▶ **What is asked**: Lift out each line of the data that holds "this".

▶ **Information shown**:

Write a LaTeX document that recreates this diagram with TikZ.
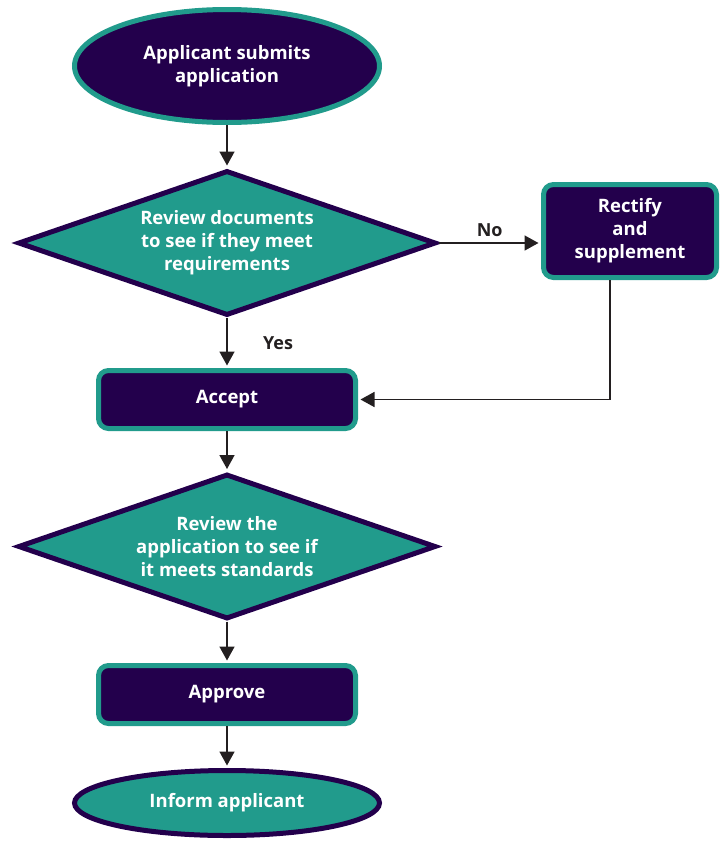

---

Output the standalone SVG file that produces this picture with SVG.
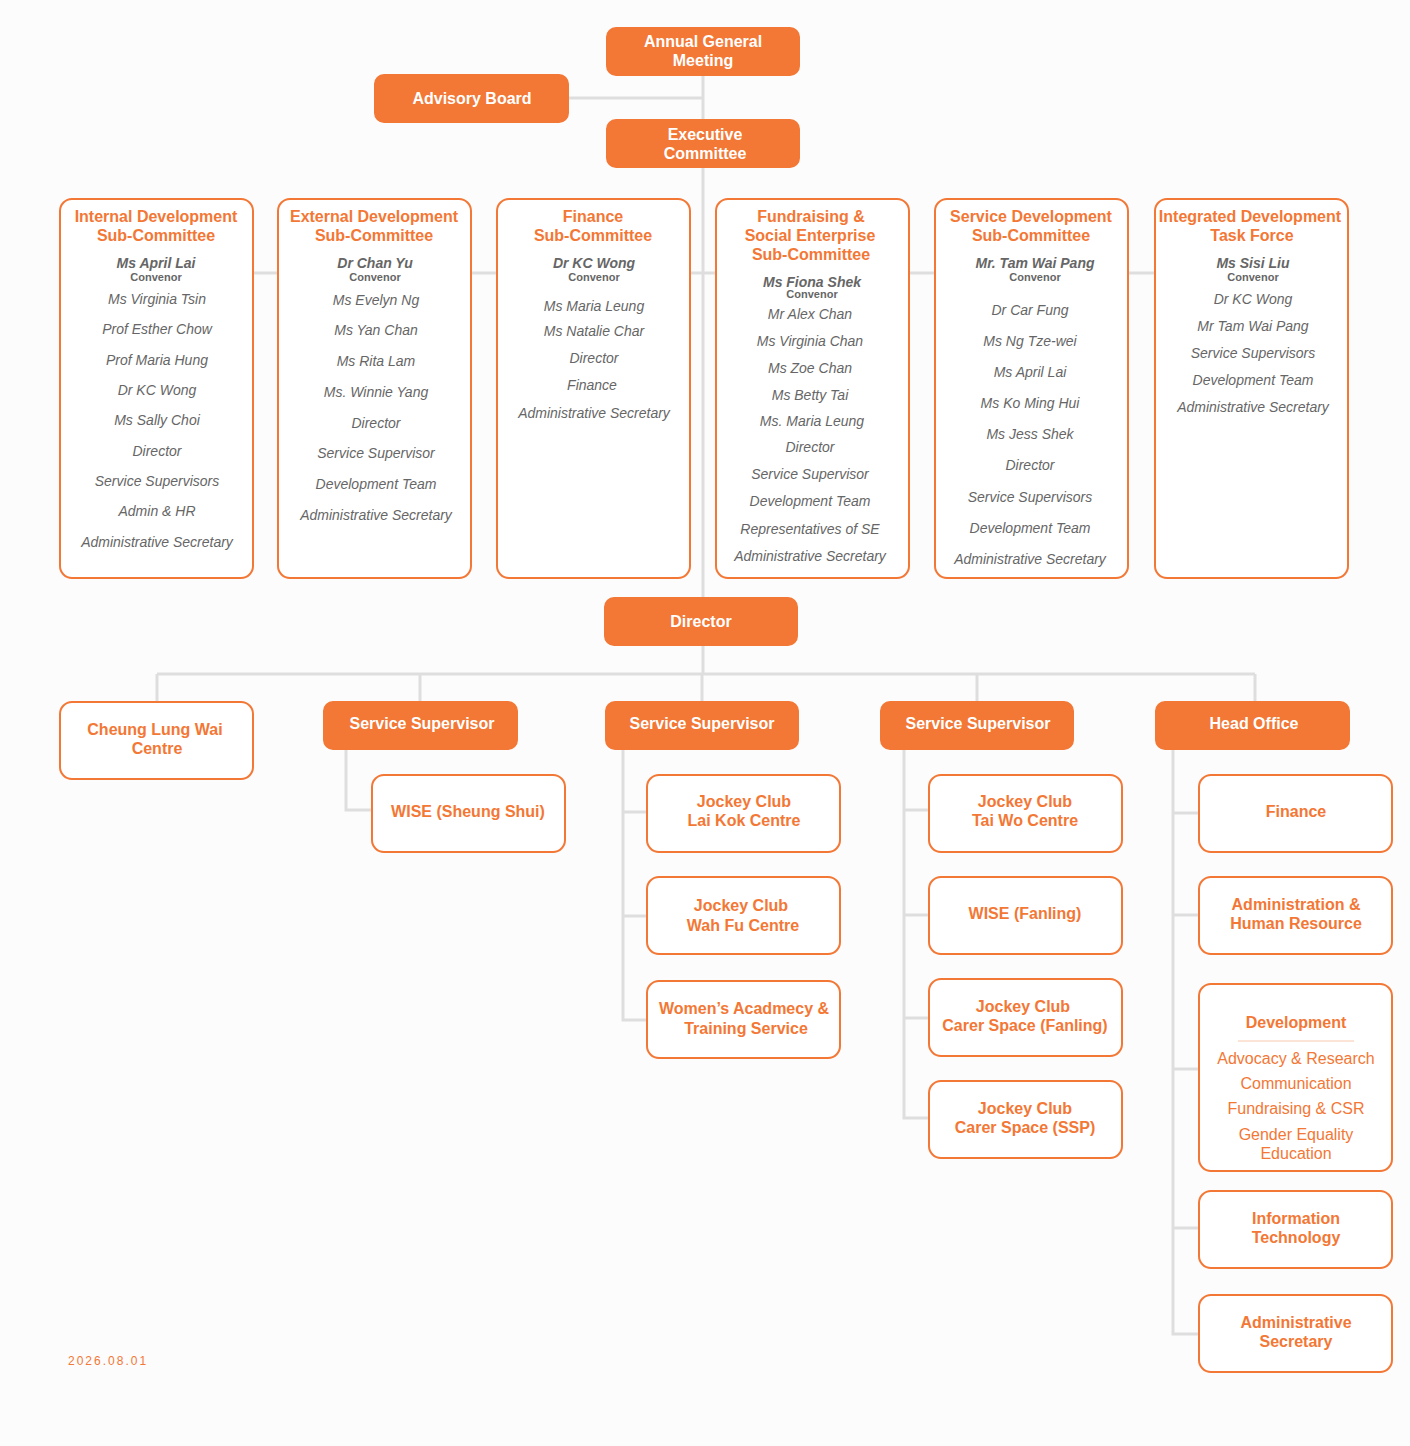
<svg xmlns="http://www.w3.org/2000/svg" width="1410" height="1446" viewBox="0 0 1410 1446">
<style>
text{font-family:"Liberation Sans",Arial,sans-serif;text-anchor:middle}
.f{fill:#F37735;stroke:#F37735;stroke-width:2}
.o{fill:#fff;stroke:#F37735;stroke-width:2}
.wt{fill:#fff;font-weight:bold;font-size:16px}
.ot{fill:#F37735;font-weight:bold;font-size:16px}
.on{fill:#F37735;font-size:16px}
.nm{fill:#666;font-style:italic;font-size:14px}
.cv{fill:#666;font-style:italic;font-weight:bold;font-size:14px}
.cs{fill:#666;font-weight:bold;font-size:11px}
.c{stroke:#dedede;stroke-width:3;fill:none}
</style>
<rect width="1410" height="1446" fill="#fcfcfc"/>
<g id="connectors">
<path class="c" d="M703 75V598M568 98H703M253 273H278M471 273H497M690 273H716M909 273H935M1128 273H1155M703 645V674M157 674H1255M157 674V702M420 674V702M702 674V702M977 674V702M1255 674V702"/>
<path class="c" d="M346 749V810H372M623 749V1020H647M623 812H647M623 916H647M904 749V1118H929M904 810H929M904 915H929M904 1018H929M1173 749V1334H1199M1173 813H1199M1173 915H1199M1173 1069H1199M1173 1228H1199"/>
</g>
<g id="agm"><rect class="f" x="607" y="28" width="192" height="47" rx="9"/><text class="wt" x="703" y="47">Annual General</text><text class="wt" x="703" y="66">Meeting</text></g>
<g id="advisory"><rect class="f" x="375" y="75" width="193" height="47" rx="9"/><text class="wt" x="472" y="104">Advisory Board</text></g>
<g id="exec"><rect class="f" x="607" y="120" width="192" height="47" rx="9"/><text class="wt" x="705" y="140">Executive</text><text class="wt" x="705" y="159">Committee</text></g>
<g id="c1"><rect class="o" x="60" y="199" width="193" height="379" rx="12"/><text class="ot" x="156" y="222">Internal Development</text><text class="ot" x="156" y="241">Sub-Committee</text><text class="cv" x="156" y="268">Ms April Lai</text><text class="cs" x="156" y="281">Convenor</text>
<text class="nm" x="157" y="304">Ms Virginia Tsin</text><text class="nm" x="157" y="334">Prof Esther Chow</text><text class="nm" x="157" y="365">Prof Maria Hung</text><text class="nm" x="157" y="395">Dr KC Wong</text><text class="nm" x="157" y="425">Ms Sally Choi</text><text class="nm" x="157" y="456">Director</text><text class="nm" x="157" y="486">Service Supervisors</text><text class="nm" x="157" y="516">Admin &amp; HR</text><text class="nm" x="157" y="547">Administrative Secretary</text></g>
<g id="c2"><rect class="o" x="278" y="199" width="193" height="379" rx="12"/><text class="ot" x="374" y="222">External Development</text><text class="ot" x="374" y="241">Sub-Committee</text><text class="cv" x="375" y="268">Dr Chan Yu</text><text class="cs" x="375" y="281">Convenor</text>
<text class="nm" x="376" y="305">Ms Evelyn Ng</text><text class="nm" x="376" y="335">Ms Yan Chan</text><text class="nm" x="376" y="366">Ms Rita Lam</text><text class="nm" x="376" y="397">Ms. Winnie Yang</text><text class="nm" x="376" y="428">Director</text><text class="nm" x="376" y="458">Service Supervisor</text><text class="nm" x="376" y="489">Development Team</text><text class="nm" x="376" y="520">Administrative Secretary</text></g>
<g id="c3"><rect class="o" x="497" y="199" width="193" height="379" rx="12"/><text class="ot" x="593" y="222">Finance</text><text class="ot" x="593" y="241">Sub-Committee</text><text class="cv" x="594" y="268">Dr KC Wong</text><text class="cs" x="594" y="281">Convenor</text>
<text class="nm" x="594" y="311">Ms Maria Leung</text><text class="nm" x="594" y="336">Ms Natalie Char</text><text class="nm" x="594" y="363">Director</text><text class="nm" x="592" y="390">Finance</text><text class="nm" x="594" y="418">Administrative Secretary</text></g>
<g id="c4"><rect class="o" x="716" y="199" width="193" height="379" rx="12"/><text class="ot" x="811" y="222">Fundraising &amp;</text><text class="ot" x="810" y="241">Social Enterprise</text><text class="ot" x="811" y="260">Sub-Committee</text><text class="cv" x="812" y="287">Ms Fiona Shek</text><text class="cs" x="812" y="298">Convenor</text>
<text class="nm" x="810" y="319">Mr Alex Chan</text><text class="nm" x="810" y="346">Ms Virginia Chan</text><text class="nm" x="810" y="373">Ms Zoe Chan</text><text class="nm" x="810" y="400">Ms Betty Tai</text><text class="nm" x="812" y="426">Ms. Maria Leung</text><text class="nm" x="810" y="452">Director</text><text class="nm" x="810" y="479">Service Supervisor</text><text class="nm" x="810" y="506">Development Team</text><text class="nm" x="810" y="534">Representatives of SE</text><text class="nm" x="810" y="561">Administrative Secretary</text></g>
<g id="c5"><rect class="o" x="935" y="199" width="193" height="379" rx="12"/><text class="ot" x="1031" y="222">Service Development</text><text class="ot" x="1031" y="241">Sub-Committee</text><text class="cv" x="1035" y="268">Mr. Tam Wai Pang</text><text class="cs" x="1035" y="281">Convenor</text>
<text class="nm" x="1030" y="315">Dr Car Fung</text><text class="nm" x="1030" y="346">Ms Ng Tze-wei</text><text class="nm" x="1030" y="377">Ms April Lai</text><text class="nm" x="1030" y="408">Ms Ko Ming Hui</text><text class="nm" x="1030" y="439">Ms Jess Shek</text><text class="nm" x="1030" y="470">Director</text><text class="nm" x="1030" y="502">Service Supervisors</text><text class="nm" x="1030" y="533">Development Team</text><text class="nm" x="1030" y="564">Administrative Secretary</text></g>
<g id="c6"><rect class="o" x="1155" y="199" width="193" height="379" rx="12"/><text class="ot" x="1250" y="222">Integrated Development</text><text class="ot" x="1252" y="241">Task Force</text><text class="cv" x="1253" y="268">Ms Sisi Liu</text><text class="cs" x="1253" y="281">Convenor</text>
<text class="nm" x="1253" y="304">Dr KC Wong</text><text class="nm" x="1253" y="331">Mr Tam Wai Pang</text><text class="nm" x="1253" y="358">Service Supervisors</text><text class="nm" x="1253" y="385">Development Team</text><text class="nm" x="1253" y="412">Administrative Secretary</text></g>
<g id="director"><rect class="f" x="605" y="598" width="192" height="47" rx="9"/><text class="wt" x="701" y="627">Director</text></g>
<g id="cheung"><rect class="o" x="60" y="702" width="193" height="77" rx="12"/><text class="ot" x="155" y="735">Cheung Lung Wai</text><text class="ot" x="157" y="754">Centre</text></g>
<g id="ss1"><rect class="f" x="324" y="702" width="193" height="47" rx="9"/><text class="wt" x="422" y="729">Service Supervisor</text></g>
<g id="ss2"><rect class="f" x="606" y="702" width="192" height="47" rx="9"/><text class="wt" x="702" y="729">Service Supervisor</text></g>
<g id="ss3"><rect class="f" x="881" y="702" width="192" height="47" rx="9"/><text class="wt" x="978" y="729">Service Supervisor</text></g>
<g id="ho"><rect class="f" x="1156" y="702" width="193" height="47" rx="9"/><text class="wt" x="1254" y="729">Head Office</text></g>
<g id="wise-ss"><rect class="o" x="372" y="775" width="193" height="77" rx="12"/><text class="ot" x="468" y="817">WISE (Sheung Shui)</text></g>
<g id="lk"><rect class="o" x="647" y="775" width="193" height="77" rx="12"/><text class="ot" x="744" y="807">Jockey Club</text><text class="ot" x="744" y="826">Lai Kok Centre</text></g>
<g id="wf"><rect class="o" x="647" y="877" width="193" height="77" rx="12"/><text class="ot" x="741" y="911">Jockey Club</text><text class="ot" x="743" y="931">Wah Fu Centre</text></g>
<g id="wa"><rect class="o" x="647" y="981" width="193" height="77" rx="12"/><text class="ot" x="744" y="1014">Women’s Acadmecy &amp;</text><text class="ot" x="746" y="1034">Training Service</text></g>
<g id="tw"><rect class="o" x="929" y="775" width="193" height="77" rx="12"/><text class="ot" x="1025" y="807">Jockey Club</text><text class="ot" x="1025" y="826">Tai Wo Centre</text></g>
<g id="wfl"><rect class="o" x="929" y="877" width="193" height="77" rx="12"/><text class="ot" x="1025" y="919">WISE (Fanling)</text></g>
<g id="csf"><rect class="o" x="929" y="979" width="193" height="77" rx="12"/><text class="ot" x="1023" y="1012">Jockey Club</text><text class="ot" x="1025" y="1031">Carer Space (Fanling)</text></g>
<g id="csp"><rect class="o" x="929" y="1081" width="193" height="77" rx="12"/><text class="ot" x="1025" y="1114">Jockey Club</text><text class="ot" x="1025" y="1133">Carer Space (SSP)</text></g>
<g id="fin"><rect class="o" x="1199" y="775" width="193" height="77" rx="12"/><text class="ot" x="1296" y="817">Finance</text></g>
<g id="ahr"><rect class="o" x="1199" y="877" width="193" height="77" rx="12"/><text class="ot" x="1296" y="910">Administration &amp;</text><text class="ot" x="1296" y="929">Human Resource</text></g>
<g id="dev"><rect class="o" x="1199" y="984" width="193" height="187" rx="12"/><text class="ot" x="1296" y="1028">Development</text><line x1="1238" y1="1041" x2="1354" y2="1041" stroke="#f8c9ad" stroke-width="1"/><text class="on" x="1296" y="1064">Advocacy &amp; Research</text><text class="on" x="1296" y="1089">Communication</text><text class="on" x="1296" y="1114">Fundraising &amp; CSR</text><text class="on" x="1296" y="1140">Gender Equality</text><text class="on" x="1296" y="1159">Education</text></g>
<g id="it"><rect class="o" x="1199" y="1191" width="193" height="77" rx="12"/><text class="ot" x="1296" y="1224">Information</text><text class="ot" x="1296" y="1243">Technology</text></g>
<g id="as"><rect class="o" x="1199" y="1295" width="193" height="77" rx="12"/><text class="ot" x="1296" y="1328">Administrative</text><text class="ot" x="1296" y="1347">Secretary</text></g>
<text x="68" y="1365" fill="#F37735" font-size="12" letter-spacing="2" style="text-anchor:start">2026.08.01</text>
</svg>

▶ **Solution**:
Write a LaTeX document that recreates this diagram with TikZ.
Output the standalone SVG file that produces this picture with SVG.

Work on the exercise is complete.